Customer service interactions are another high-impact area, representing a moment of human connection that can significantly sway opinion. A quick, empathetic resolution to an issue can generate a positive perception, while a frustrating experience can cause a rapid decline in the customer’s overall view. Pricing strategy also plays a role, depending on whether the customer believes the cost aligns with the delivered value.

Indirect factors like marketing communications and the company’s public presence also contribute. Consistent, authentic messaging helps build a cohesive brand narrative. Online reviews, social media discussions, and word-of-mouth feedback act as powerful external validation or contradiction of a brand’s claims. Even the user experience (UX) of a website or the design of a physical store contributes to the sensory inputs that shape the final perception.

Why Customer Perception is Critical for Business Success

Positive customer perception directly translates into tangible business outcomes by influencing customer loyalty and retention. When customers hold a favorable view, they are less likely to churn, even when presented with competitive offerings. This stability creates a more predictable revenue stream and reduces the high costs associated with acquiring new customers.

A strong, positive perception also grants a business substantial pricing power within the market. Customers who view a brand as superior or trustworthy are often willing to pay a premium price for its products or services. This perceived value allows companies to achieve higher profit margins than competitors selling comparable goods.

The third benefit is the activation of customer advocacy and word-of-mouth marketing. Highly satisfied customers transform into promoters, actively recommending the business to their networks. This organic promotion is a credible and cost-effective form of marketing, significantly expanding the company’s reach and credibility.

The Difference Between Perception, Satisfaction, and Brand Image

Customer perception is often confused with customer satisfaction and brand image, but each represents a distinct concept. Customer satisfaction is a transactional metric, representing a customer’s evaluation of a specific, single interaction or purchase experience. It is a short-term reaction to whether a product or service met expectations in a particular instance.

Customer perception is the long-term, cumulative result of all these individual experiences and communications, forming an overarching feeling. It is a holistic view that combines satisfaction scores over time with emotional and cognitive factors. Brand image, conversely, is the identity and set of associations a company actively projects to the public through its advertising and visual identity. While brand image is an input that shapes perception, perception is the consumer’s internalized reality.

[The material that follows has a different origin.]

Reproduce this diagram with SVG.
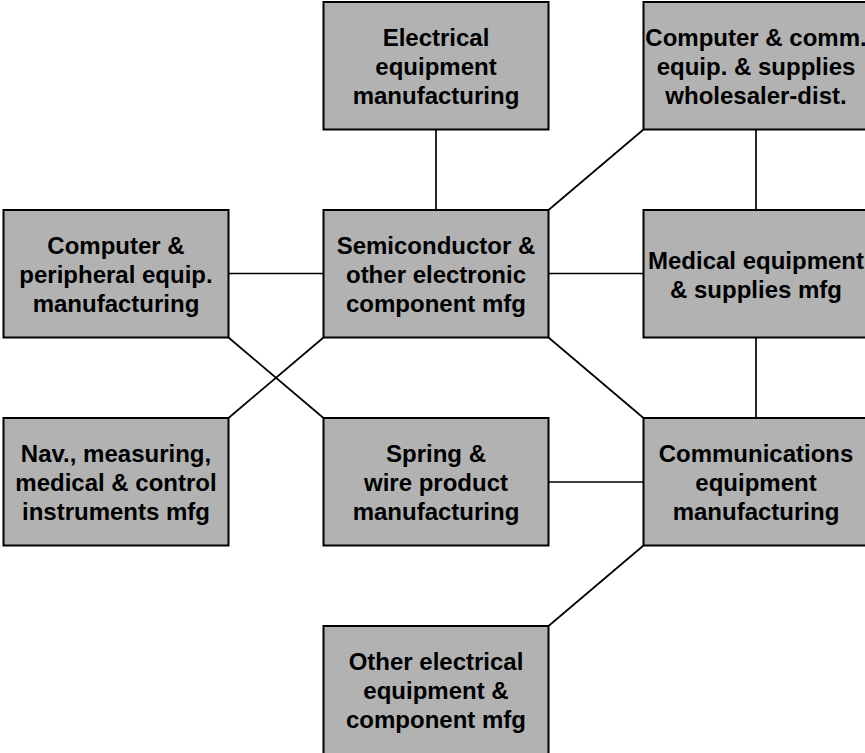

Methods for Measuring Customer Perception

Businesses use a variety of tools and metrics to quantify the subjective nature of customer perception, providing actionable data for strategic decisions.

Key Quantitative Metrics

Net Promoter Score (NPS): This metric gauges customer loyalty and advocacy by asking customers how likely they are to recommend the brand on a 0-to-10 scale. The score categorizes customers as Promoters, Passives, or Detractors, measuring overall brand health.
Customer Satisfaction Score (CSAT): A transactional metric that asks a customer to rate their satisfaction with a specific recent interaction, often on a 1-to-5 scale.
Customer Effort Score (CES): This measures the ease of an interaction, asking how much effort was required to complete a task or resolve an issue. A lower effort score generally correlates with a more positive perception.

Beyond direct surveys, companies utilize qualitative methods such as analyzing online reviews and engaging in social media listening. Tools for sentiment analysis scan unstructured text data to categorize comments as positive, negative, or neutral. This process identifies emerging themes and language customers use to describe the brand, providing context that quantitative scores often lack.

Strategies for Influencing and Improving Perception

To actively shape and enhance customer perception, companies must focus on operational consistency and high-quality customer experience (CX). Ensuring that every touchpoint, from the initial website visit to post-purchase support, delivers a consistent level of quality prevents the formation of mixed subjective views. This requires alignment across all departments, making CX a shared organizational priority.

Prioritizing CX improvements involves reducing friction and effort in the customer journey. Enhancing transparency in business operations, such as clear communication about product changes or service outages, also builds trust, a powerful component of positive perception.

A structured approach to service recovery is a fundamental strategy for improving perception. Quickly and effectively resolving negative experiences can turn a Detractor into a Promoter. When a company handles a mistake with empathy and efficiency, it demonstrates a commitment to the customer. Furthermore, companies can influence perception by consistently sharing customer success stories and testimonials, which use social proof to reinforce a positive narrative.